La première de ses œuvres que Leconte de Lisle ait eu la joie de voir imprimer fut un Essai sur André Chénier, publié, aux environs de sa vingtième année, dans la Revue : La Variété[1]. Il y déclarait apercevoir en Chénier : « … un de ces hommes qui reconstruisent les premières bases d’un monument littéraire et artistique immense, plus solide que ce qui l’a précédé… »
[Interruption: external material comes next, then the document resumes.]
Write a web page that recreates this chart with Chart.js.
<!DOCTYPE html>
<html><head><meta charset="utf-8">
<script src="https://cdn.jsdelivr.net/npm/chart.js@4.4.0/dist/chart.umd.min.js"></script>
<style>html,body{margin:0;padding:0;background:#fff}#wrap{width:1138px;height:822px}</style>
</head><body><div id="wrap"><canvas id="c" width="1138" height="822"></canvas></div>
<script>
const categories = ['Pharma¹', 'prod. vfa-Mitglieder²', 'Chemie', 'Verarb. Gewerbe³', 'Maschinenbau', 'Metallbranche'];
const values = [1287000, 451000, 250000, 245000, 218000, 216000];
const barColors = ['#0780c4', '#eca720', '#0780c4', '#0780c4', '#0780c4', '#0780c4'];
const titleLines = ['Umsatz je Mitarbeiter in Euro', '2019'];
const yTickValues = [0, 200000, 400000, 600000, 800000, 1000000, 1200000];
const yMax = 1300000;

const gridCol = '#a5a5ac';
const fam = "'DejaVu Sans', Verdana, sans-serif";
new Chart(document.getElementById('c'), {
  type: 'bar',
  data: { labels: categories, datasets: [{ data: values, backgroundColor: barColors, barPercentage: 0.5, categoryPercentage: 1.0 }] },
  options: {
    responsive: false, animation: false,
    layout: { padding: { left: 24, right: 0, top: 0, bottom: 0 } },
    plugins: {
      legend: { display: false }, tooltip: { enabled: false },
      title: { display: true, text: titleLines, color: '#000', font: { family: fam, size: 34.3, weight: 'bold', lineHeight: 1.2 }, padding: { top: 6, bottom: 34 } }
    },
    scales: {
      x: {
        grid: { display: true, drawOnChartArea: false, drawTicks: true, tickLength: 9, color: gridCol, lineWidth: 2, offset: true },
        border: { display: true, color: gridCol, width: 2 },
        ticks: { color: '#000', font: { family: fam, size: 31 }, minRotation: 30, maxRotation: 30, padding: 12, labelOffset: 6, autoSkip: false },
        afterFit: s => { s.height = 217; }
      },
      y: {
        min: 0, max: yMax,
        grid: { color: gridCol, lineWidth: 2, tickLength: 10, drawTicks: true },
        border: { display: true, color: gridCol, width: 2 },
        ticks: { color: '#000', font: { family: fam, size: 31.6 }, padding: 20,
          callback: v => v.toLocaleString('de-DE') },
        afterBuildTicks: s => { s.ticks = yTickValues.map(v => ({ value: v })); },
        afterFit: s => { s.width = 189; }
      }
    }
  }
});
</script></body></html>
Dès cette minute, Leconte de Lisle se sent si vivifié par les contacts qu’il a, soit à travers Chénier, soit directement, avec la belle santé du génie grec, qu’il prend en dégoût la mélancolie allemande où, au sortir de l’enfance, il s’était complu. Dans les Latins il n’aperçoit que des « imitateurs des Grecs » et, à cause de cette absence d’originalité, il parle d’eux avec sévérité. D’autre part, il préfère ouvertement Dante à Virgile, et dans l’indifférence qu’il éprouve pour la littérature classique du XVIIe siècle — auquel il reproche d’avoir arrêté l’élan de la poésie créatrice et spontanée — il ne fait exception que pour l’œuvre de Corneille, et pour

  1. En 1840, étudiant à Rennes, Leconte de Lisle en collaboration avec Alexis Nicolas, Julien Roufiet et d’autres camarades, fonde une Revue : La Variété. Le jeune créole y publie des vers, des esquisses littéraires, des « Nouvelles », des articles « sur la solidarité humaine ». Il en devient le directeur. Faute d’argent pour payer des collaborateurs, il remplit, à lui seul, presque chaque fascicule, il signe de pseudonymes : « Charles », « Léonce », etc. La Variété ne dura qu’un an : en mars 1841, elle cessait de paraître.